MATERIAL:

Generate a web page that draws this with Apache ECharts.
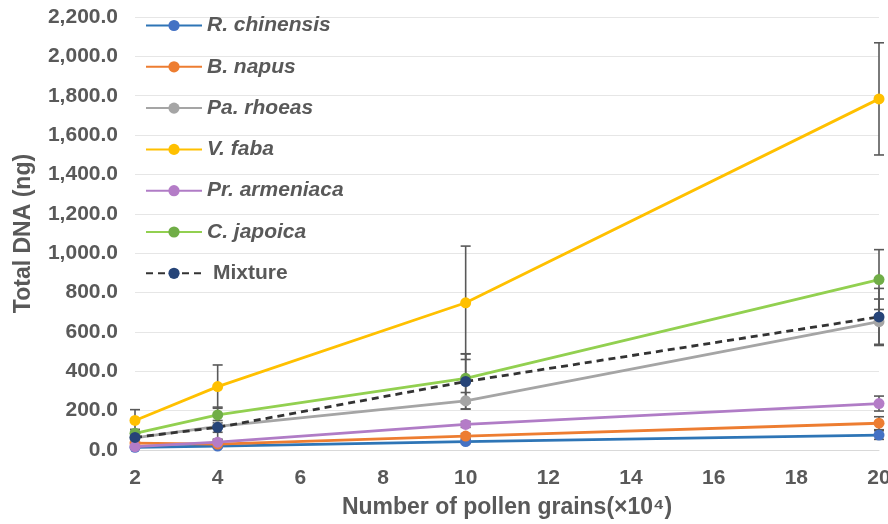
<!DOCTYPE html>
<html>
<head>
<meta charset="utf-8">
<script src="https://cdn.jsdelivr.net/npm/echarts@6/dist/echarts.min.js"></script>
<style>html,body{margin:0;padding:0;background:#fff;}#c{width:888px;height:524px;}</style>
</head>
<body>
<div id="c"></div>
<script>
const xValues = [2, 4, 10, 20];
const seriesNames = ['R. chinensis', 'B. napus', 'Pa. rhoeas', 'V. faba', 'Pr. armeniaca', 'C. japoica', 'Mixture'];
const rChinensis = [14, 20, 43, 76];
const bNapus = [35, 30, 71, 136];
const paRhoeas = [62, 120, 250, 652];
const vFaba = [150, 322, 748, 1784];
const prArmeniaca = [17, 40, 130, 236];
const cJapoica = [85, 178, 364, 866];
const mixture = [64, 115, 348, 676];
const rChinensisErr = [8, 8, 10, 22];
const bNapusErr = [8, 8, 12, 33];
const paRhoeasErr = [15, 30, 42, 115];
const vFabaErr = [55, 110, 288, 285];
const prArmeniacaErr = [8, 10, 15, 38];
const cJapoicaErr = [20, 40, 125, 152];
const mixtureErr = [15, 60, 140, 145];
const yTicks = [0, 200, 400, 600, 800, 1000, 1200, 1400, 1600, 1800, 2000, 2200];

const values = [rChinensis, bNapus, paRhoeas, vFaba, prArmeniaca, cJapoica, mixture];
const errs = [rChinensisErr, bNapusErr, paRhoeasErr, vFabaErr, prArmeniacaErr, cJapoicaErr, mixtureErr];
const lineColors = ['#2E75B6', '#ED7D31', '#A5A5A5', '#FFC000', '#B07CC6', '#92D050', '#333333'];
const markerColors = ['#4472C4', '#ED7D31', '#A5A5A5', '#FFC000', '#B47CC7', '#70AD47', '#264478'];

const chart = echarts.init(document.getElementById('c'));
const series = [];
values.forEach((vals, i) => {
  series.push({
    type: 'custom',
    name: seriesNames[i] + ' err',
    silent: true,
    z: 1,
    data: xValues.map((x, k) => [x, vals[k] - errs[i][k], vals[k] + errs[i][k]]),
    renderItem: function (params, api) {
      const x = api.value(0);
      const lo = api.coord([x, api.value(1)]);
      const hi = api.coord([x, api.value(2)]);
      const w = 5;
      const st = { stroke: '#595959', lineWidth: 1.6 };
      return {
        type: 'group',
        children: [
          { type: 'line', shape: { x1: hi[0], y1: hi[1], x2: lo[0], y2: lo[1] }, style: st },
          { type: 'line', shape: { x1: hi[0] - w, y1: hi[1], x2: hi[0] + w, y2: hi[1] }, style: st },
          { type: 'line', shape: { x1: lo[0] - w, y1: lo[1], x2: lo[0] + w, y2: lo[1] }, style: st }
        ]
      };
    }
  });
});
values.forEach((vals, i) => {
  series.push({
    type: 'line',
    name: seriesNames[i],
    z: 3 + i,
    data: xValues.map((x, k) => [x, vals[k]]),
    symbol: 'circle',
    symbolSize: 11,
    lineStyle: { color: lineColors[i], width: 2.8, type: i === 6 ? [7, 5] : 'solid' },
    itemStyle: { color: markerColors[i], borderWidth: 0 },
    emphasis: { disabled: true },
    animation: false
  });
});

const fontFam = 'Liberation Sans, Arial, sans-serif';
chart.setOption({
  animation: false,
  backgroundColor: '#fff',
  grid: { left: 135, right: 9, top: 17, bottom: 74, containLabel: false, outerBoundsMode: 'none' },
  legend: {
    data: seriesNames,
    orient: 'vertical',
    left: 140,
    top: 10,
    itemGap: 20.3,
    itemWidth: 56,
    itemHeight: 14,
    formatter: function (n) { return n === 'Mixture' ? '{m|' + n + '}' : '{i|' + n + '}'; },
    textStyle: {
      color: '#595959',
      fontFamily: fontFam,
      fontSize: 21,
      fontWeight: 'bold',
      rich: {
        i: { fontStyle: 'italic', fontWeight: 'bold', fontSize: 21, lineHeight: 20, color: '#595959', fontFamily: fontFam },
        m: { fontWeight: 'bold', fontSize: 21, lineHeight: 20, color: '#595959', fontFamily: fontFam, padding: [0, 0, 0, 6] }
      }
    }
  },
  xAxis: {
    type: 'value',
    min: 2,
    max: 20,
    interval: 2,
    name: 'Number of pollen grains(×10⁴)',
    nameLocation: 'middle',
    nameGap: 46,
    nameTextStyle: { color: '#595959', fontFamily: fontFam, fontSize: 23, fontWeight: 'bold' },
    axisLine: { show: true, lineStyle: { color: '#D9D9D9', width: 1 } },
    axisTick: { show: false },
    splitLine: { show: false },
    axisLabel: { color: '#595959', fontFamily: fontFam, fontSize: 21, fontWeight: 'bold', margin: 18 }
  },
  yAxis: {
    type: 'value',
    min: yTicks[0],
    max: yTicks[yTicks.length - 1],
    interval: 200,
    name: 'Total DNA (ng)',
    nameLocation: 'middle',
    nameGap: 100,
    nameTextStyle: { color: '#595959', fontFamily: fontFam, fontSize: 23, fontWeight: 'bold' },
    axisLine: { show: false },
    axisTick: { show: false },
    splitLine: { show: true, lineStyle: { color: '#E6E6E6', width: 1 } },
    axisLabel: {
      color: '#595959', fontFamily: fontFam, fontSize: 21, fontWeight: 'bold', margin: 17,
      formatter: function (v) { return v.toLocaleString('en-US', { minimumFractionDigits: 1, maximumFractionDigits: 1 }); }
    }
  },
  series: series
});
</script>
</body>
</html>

--

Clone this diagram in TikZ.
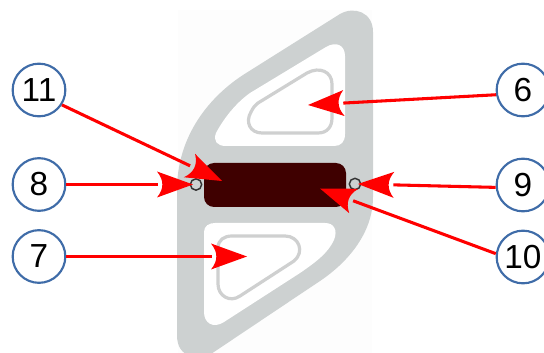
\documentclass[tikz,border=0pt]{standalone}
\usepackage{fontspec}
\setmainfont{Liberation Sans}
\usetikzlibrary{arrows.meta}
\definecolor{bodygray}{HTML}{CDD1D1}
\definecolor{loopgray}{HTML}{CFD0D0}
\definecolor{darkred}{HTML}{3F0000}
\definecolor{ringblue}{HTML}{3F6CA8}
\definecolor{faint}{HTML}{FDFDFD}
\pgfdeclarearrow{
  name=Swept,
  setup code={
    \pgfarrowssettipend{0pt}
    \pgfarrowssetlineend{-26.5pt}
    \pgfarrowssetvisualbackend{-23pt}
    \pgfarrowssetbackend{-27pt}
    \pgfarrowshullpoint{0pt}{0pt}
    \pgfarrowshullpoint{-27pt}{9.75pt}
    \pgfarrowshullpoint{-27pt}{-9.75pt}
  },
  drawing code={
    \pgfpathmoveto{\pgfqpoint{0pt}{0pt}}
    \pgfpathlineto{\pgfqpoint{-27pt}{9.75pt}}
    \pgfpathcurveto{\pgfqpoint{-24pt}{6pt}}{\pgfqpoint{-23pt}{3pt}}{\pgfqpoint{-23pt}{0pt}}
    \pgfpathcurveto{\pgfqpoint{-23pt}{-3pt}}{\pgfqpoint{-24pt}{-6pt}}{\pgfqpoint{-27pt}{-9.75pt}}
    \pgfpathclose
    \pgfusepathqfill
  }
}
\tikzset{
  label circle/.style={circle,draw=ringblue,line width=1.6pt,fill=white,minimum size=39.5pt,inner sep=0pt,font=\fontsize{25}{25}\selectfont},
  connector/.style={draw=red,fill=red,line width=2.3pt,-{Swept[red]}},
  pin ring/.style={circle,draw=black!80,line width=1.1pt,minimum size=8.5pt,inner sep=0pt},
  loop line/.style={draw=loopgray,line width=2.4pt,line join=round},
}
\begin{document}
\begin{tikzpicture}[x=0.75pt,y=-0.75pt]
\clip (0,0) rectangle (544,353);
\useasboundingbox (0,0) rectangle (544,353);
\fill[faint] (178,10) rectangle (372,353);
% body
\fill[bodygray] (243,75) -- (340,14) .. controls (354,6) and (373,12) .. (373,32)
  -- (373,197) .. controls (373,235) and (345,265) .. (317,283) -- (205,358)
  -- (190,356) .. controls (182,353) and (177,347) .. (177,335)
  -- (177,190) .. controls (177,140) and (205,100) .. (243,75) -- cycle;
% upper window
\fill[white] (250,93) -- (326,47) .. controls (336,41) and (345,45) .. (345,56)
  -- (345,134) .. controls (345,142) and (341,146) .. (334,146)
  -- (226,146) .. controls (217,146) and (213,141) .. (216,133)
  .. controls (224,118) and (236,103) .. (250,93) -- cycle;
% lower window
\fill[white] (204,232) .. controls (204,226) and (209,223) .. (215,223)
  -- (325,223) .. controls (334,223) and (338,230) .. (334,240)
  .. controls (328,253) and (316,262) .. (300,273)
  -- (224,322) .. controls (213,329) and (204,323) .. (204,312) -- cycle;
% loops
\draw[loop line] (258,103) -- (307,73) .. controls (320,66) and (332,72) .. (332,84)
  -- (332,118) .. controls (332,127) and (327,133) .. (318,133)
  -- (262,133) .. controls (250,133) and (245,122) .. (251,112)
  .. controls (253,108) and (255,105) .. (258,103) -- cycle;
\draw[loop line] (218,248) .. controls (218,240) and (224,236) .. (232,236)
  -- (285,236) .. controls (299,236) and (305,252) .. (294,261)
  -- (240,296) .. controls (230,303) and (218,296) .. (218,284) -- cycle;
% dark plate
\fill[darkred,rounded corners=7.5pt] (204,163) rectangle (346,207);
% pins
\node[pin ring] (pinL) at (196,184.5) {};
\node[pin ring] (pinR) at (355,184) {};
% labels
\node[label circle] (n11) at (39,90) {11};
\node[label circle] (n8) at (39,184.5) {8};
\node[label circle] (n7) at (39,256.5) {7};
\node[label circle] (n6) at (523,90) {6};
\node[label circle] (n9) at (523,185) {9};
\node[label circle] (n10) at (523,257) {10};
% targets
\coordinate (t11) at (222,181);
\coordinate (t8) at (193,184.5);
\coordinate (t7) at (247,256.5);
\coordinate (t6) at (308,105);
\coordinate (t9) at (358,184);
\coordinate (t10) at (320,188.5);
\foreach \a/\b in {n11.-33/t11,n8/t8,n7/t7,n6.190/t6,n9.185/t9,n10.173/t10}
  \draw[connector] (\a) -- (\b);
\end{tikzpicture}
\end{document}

WHAT IS BEING ASKED: Among the entries above, how many lines include the word "this"? Give the number with no comment.

EXERCISE RESULT: 2